Decomposable twofold triple systems with non-Hamiltonian 2-block intersection graphs

TL;DR

This paper constructs large twofold triple systems with bipartite, connected, non-Hamiltonian 2-block intersection graphs, providing counterexamples to a long-standing conjecture and expanding understanding of their structural properties.

Contribution

It demonstrates the existence of such systems for all sufficiently large v congruent to 1 or 3 mod 6, using novel embedding and trade techniques.

Findings

Existence of TTS(v) with bipartite, connected, non-Hamiltonian 2-BIG for all large v

Construction method involves embedding smaller systems within larger ones

Provides counterexamples to Tutte's 1971 conjecture

Abstract

The 2-block intersection graph (2-BIG) of a twofold triple system (TTS) is the graph whose vertex set is composed of the blocks of the TTS and two vertices are joined by an edge if the corresponding blocks intersect in exactly two elements.

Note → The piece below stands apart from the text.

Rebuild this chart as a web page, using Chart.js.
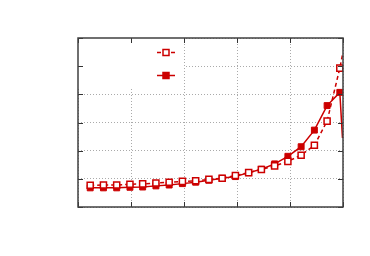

The 2-BIGs are themselves interesting graphs: each component is cubic and 3-connected, and a 2-BIG is bipartite exactly when the TTS is decomposable to two Steiner triple systems. Any connected bipartite 2-BIG with no Hamilton cycle is a counter-example to a conjecture posed by Tutte in 1971. Our main result is that there exists an integer $N$ such that for all $v\geq N$, if $v\equiv 1$ or $3\mod{6}$ then there exists a TTS($v$) whose 2-BIG is bipartite and connected but not Hamiltonian. Furthermore, $13<N\leq 663$. Our approach is to construct a TTS($u$) whose 2-BIG is connected bipartite and non-Hamiltonian and embed it within a TTS($v$) where $v>2u$ in such a way that, after a single trade, the 2-BIG of the resulting TTS($v$) is bipartite connected and non-Hamiltonian.